強い女の顔はどこか似ている。アフガンの杉村春子、自由を求めて立つ。
町田

**ネタバレ注意**
映画を見終った人むけのレビューです。

これ以降の文章には映画の内容に関する重要な情報が書かれています。
まだ映画を見ていない人がみると映画の面白さを損なうことがありますのでご注意下さい。







表題にも引用されたガルシア・ロルカの詩の内容を事前に調べて置かなかったので、終盤の展開、全ての者が逃れられない死へと向かう、が酷く意外に残酷なものに感じられた。

主人子ノクレとフランス人兵士と、それを取り持つ詩人との大統領についての会話のシーンが、なんとも云えない、おだやかな幸福感に満ち溢れていたものだから、映画の帰結にも同じようなものを期待してしまったのだろう。

しかしそれは甘過ぎた。アフガンの現状に照らし合わせてみれば、俺が期待した帰結など、確かに平和ボケ以外の何物でもない。モフセン親父の『カンダハール』にしても、この『午後の五時』も、云わんとしていることは同じだ。

また『りんご』とこれを観て気付いたのだが、サミラの映画には、「教育」に対する熱意の他に、初々しい青春の香りが充ち溢れている。『りんご』に於ける公園の並木道?のシーンと、この映画の自転車の二人乗りのシーンにそれは代表される。この素直さ、若々しさが、シニカルなモフセン親父と最も異なることころだろう。

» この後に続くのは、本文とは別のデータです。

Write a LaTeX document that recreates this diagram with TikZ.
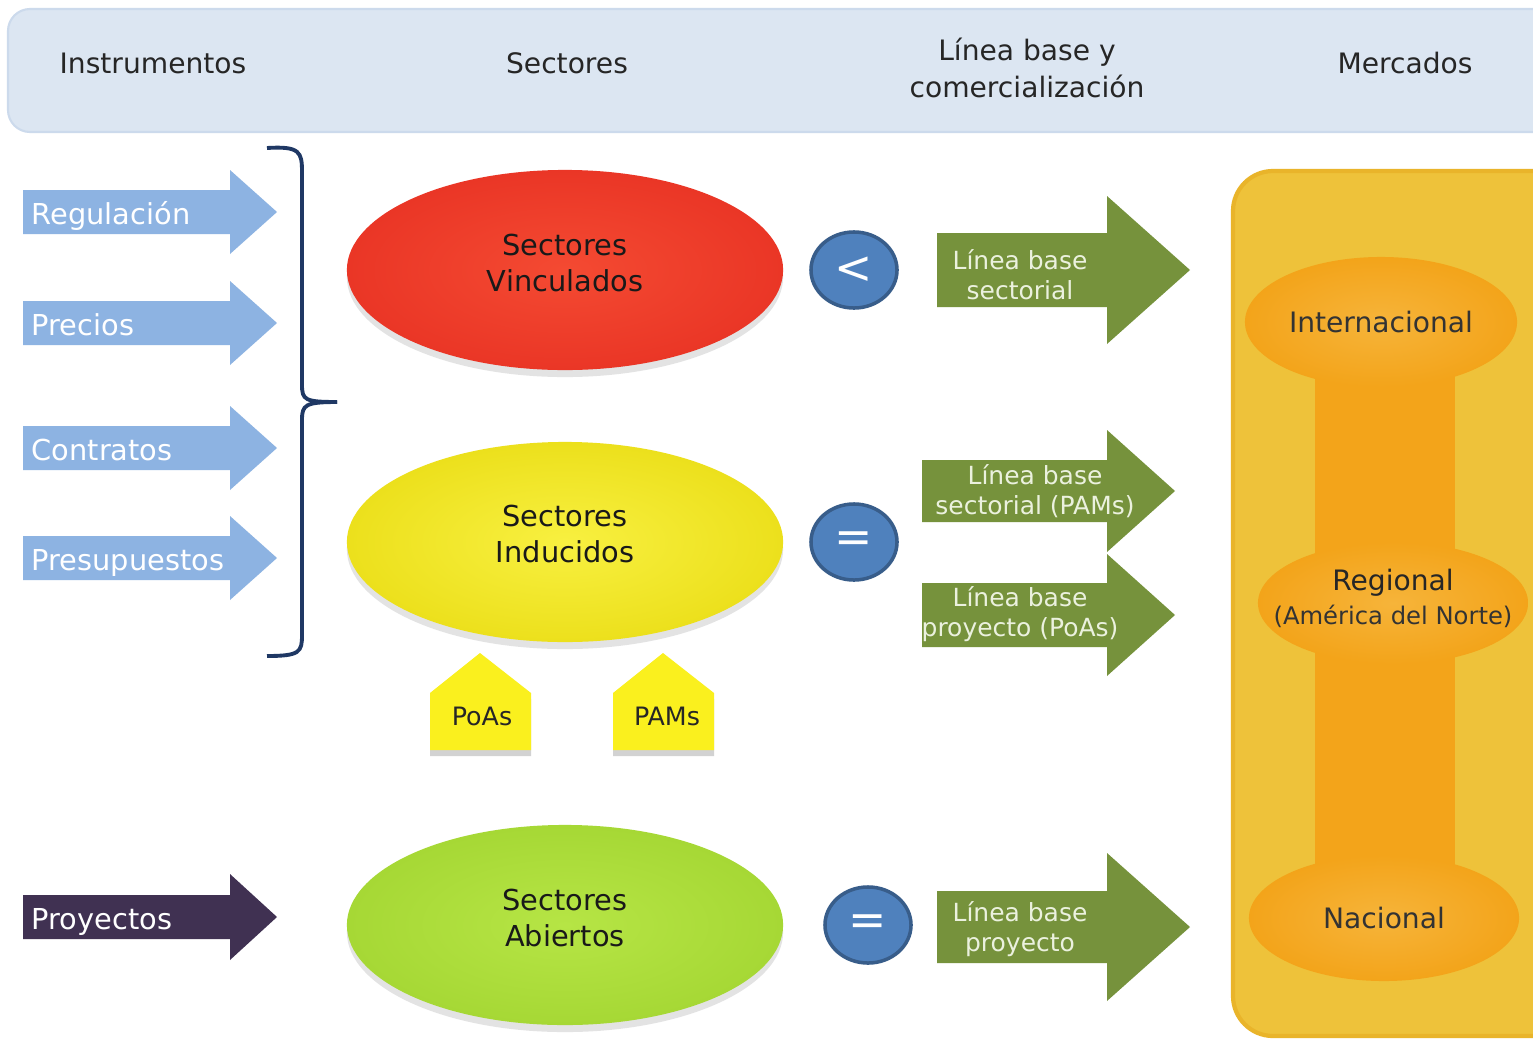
\documentclass[tikz,border=0pt]{standalone}
\usepackage{fontspec}
\setmainfont{DejaVu Sans}
\usetikzlibrary{shapes,arrows,positioning,calc,shadows}

\definecolor{cabecera}{HTML}{DCE6F2}
\definecolor{cabborde}{HTML}{CCDAEC}
\definecolor{azulflecha}{HTML}{8DB3E2}
\definecolor{morado}{HTML}{403152}
\definecolor{verdeflecha}{HTML}{76923C}
\definecolor{verdetexto}{HTML}{EBF1DE}
\definecolor{azulbola}{HTML}{4F81BD}
\definecolor{azulborde}{HTML}{385D8A}
\definecolor{llavecolor}{HTML}{1F3864}
\definecolor{rojo}{HTML}{F44A32}
\definecolor{rojoosc}{HTML}{EA3626}
\definecolor{amarillo}{HTML}{F8F040}
\definecolor{amarilloosc}{HTML}{ECE01C}
\definecolor{verdelima}{HTML}{B6E545}
\definecolor{verdelimaosc}{HTML}{A6D835}
\definecolor{oro}{HTML}{EEC23A}
\definecolor{oroosc}{HTML}{E9B42A}
\definecolor{naranja}{HTML}{F3A41A}
\definecolor{naranjaclaro}{HTML}{F6B43A}
\definecolor{casa}{HTML}{FAF01E}

% flecha de bloque: estilo, x cola, x base punta, x punta, y centro, medio cuerpo, media punta
\newcommand{\flecha}[7]{%
  \fill[#1] (#2,#5-#6) -- (#3,#5-#6) -- (#3,#5-#7) -- (#4,#5)
    -- (#3,#5+#7) -- (#3,#5+#6) -- (#2,#5+#6) -- cycle;}

\begin{document}
\begin{tikzpicture}[x=0.01cm, y=-0.01cm,
    titulo/.style={font=\fontsize{8}{10.3}\selectfont, text=black!85, align=center},
    sector/.style={ellipse, minimum width=4.36cm, minimum height=2cm, inner sep=0pt,
        drop shadow={shadow xshift=0cm, shadow yshift=-0.07cm, opacity=0.22}},
    sectortxt/.style={align=center, font=\fontsize{8.2}{10.3}\selectfont, text=black!90},
    signo/.style={ellipse, minimum width=0.86cm, minimum height=0.76cm, fill=azulbola,
        draw=azulborde, line width=1pt, text=white, font=\fontsize{13}{13}\selectfont, inner sep=0pt},
    instr/.style={anchor=west, text=white, font=\fontsize{8.2}{10}\selectfont, inner sep=0pt,
        text height=1.55ex, text depth=0.3ex},
    linea/.style={text=verdetexto, align=center, font=\fontsize{7.1}{8.6}\selectfont, inner sep=0pt},
    mercado/.style={ellipse, inner color=naranjaclaro, outer color=naranja, minimum width=2.7cm,
        minimum height=1.26cm, inner sep=0pt, align=center, text=black!80,
        font=\fontsize{8}{10}\selectfont},
    etiqueta/.style={font=\fontsize{7.2}{8}\selectfont, text=black!85, inner sep=0pt},
    llave/.style={draw=llavecolor, line width=1.1pt}
]
\useasboundingbox (0,0) rectangle (1533,1039);
\fill[white] (0,0) rectangle (1533,1039);

% cabecera
\draw[fill=cabecera, draw=cabborde, line width=0.6pt, rounded corners=0.22cm] (8,9) rectangle (1580,132);
\node[titulo] (hinst) at (153,63) {Instrumentos};
\node[titulo] (hsect) at (567,63) {Sectores};
\node[titulo] (hlinea) at (1027,68) {Línea base y\\comercialización};
\node[titulo] (hmerc) at (1405,63) {Mercados};

% instrumentos
\flecha{azulflecha}{23}{230}{277}{212}{22}{42}
\flecha{azulflecha}{23}{230}{277}{323}{22}{42}
\flecha{azulflecha}{23}{230}{277}{448}{22}{42}
\flecha{azulflecha}{23}{230}{277}{558}{22}{42}
\flecha{morado}{23}{230}{277}{917}{22}{43}
\node[instr] (reg) at (31,212) {Regulación};
\node[instr] (prec) at (31,323) {Precios};
\node[instr] (contr) at (31,448) {Contratos};
\node[instr] (presu) at (31,558) {Presupuestos};
\node[instr] (proy) at (31,917) {Proyectos};

% llave
\draw[llave] (267,148) .. controls (300,146) and (302,152) .. (302,172) -- (302,385)
  .. controls (302,400) and (305,402) .. (337,402);
\draw[llave] (337,402) .. controls (305,402) and (302,405) .. (302,420) -- (302,635)
  .. controls (302,652) and (300,656) .. (267,656);

% sectores
\node[sector, inner color=rojo, outer color=rojoosc] (vinc) at (565,270) {};
\node[sector, inner color=amarillo, outer color=amarilloosc] (induc) at (565,542) {};
\node[sector, inner color=verdelima, outer color=verdelimaosc] (abier) at (565,925) {};
\node[sectortxt] (vinctxt) at (565,263) {Sectores\\Vinculados};
\node[sectortxt] (inductxt) at (565,534) {Sectores\\Inducidos};
\node[sectortxt] (abiertxt) at (565,918) {Sectores\\Abiertos};

% signos
\node[signo] (menor) at (854,270) {<};
\node[signo] (igual1) at (854,542) {=};
\node[signo] (igual2) at (868,925) {=};

% linea base
\flecha{verdeflecha}{937}{1107}{1190}{270}{37}{74}
\flecha{verdeflecha}{922}{1107}{1175}{491}{31}{61}
\flecha{verdeflecha}{922}{1107}{1175}{615}{32}{61}
\flecha{verdeflecha}{937}{1107}{1190}{927}{36}{74}
\node[linea] (lbsect) at (1020,275) {Línea base\\sectorial};
\node[linea] (lbpams) at (1035,491) {Línea base\\sectorial (PAMs)};
\node[linea] (lbpoas) at (1020,614) {Línea base\\proyecto (PoAs)};
\node[linea] (lbproy) at (1020,929) {Línea base\\proyecto};

% PoAs y PAMs
\path[fill=casa, drop shadow={shadow xshift=0cm, shadow yshift=-0.06cm, opacity=0.35}]
  (430,693) -- (480,653) -- (531,693) -- (531,750) -- (430,750) -- cycle;
\path[fill=casa, drop shadow={shadow xshift=0cm, shadow yshift=-0.06cm, opacity=0.35}]
  (613,693) -- (663,653) -- (714,693) -- (714,750) -- (613,750) -- cycle;
\node[etiqueta] (poas) at (482,716) {PoAs};
\node[etiqueta] (pams) at (667,716) {PAMs};

% mercados
\draw[fill=oro, draw=oroosc, line width=1.2pt, rounded corners=0.4cm] (1233,171) rectangle (1580,1036);
\fill[naranja] (1315,330) rectangle (1455,900);
\node[mercado, minimum width=2.72cm, minimum height=1.3cm] (inter) at (1381,322) {Internacional};
\node[mercado, minimum height=1.22cm] (regio) at (1393,603) {};
\node[titulo] (regtxt) at (1393,583) {Regional};
\node[font=\fontsize{6.9}{8}\selectfont, text=black!80] (amnorte) at (1393,616) {(América del Norte)};
\node[mercado] (nacio) at (1384,918) {Nacional};
\end{tikzpicture}
\end{document}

技術的には、ロングショットの画一的であるのを観ただけでも、余り巧いとはいえない、むしろヘタクソだというのが判る。足元を写す重要なショットも決定的に力不足だ。しかし、それを補って余りある、青いブルカと傘の美しさ、前述のフランス兵と宮殿のシーン、砂漠でのストイックな演出。4点は甘いかも知れないが、(この映画に対する)初コメントということで。